Take another example:

You toss a coin twenty times & get 10 heads & ten tails. The game was to

get as many (say) heads as possible, hence you only have average luck.

I toss a coin twenty times & get 20 heads. Wahaaaaay! I win. But, more

importantly, would you say that my luck is *twice* yours? What would I have

got if I was *three* times as lucky?? ( ... or 10 times?! )

Aha! Lets apply the theory above. Someone who gets 20 has luck of 20/10 = 2.

Quite lucky. But you can't work it round the other way and say "what if he

was three times as lucky?". Luck (as far as I'm concerned) can be calculated

for a particular event, but is not some sort of intrinsic personal variable.

The idea of someone walking into a room with a luck factor of 4 and cleaning

out a casino with certain knowledge that he is going to do so is absurd

isn't it? The reason for this is that someone's luck can only be calculated

retrospectively (otherwise it rides a coach and six through basic

probability theory as I (naively) understand it).
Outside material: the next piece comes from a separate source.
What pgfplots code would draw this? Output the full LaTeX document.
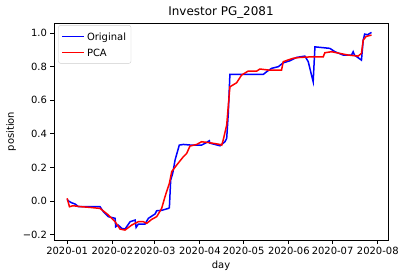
\documentclass[border=0pt]{standalone}
\usepackage{fontspec}
\setmainfont{DejaVu Sans}
\usepackage{pgfplots}
\pgfplotsset{compat=1.18}
\pgfplotsset{mplline/.style={legend image code/.code={\draw[#1, line width=1.5bp] (0bp,0bp) -- (22bp,0bp);}}}
\begin{document}
\begin{tikzpicture}
\begin{axis}[
  scale only axis,
  width=334bp, height=217bp,
  xmin=-9, xmax=220, ymin=-0.232, ymax=1.06,
  xtick={0,31,60,91,121,152,182,213},
  xticklabels={2020-01,2020-02,2020-03,2020-04,2020-05,2020-06,2020-07,2020-08},
  ytick={-0.2,0,0.2,0.4,0.6,0.8,1.0},
  yticklabels={−0.2,0.0,0.2,0.4,0.6,0.8,1.0},
  tick align=outside, tick pos=left,
  major tick length=3.5bp,
  every tick/.style={black, line width=0.8bp},
  axis line style={line width=0.8bp},
  tick label style={font=\fontsize{10}{12}\selectfont},
  xlabel={day}, ylabel={position},
  label style={font=\fontsize{10}{12}\selectfont},
  title={Investor PG\_2081},
  title style={font=\fontsize{12}{14}\selectfont, anchor=base, yshift=1.5bp},
  legend style={at={(0.013,0.99)}, anchor=north west, draw=black!20, rounded corners=2pt, fill=white, font=\fontsize{10}{12}\selectfont, inner sep=3bp},
  legend cell align=left,
]
\addplot[blue, line width=1.5bp, mark=none, mplline] coordinates {
(0,0.01)(1,0.0)(3,-0.01)(5.5,-0.018)(7.8,-0.034)(15,-0.034)(22.6,-0.034)
(24.9,-0.064)(28.3,-0.093)(32.9,-0.103)(33.3,-0.153)(35,-0.143)(37.5,-0.163)
(39.7,-0.167)(43.2,-0.123)(46.6,-0.113)(47.3,-0.157)(48.8,-0.137)(53.4,-0.137)
(55.7,-0.103)(60.3,-0.077)(61.4,-0.058)(65,-0.055)(69.4,-0.044)(70.1,-0.040)
(71,0.125)(72.4,0.165)(74,0.244)(75.6,0.293)(76.9,0.333)(79.7,0.337)(85,0.333)
(92.2,0.333)(94.5,0.343)(97.5,0.359)(97.8,0.345)(104.8,0.329)(108.2,0.353)
(109.4,0.373)(110.5,0.522)(111.6,0.754)(134.5,0.754)(136.8,0.77)(140.2,0.79)
(144.8,0.80)(148.2,0.823)(152.7,0.835)(157.3,0.855)(163,0.863)(165.3,0.83)
(168.7,0.71)(169.9,0.918)(180.1,0.909)(183.6,0.889)(189.3,0.869)(195,0.869)
(196.1,0.889)(197,0.869)(201.8,0.839)(203,0.958)(204,0.994)(206,0.99)(208.7,1.004)
};
\addlegendentry{\rule[-3.5bp]{0pt}{14bp}Original}
\addplot[red, line width=1.5bp, mark=none, mplline] coordinates {
(0,0.016)(1.6,-0.034)(4,-0.028)(10,-0.034)(15.8,-0.038)(22.6,-0.044)(28.3,-0.083)
(32.9,-0.123)(36.3,-0.167)(39.7,-0.173)(44.3,-0.143)(48.8,-0.123)(52.3,-0.123)
(54.6,-0.133)(58,-0.109)(61.4,-0.093)(64.8,-0.044)(67.1,0.026)(70.1,0.105)
(71.7,0.175)(75.1,0.214)(79.7,0.264)(82,0.284)(84.2,0.327)(88.8,0.337)(92.2,0.353)
(97.9,0.347)(104.8,0.337)(106,0.333)(107,0.363)(109.4,0.452)(111.6,0.68)
(116.2,0.704)(119.6,0.75)(124.2,0.774)(130,0.774)(132.2,0.786)(137.9,0.78)
(147,0.78)(148.2,0.83)(155,0.85)(159.6,0.855)(168.7,0.859)(175.6,0.859)
(176.7,0.883)(181.3,0.889)(187,0.879)(192.7,0.869)(199.5,0.863)(201.8,0.879)
(203,0.958)(205,0.98)(208.7,0.988)
};
\addlegendentry{\rule[-3.5bp]{0pt}{14bp}PCA}
\end{axis}
\pgfresetboundingbox
\path ([shift={(-54bp,-38bp)}]current axis.south west) rectangle ([shift={(18bp,23bp)}]current axis.north east);
\end{tikzpicture}
\end{document}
Lets have some more examples. There must be a contradiction in the nonsense

I've just written. Surely!

John.

PS. Remember that Red Dwarf when lister injected luck. He went and hammered

about 8 digits into a keypad and opened a door. His luck there was something

obscene. But if he had typed in 10 digits (say) it would have been even more

obscene . So luck would have to mysteriously vary due to the difficulty of

the task achieved, which doesn't bode well for the intrinsic luck argument.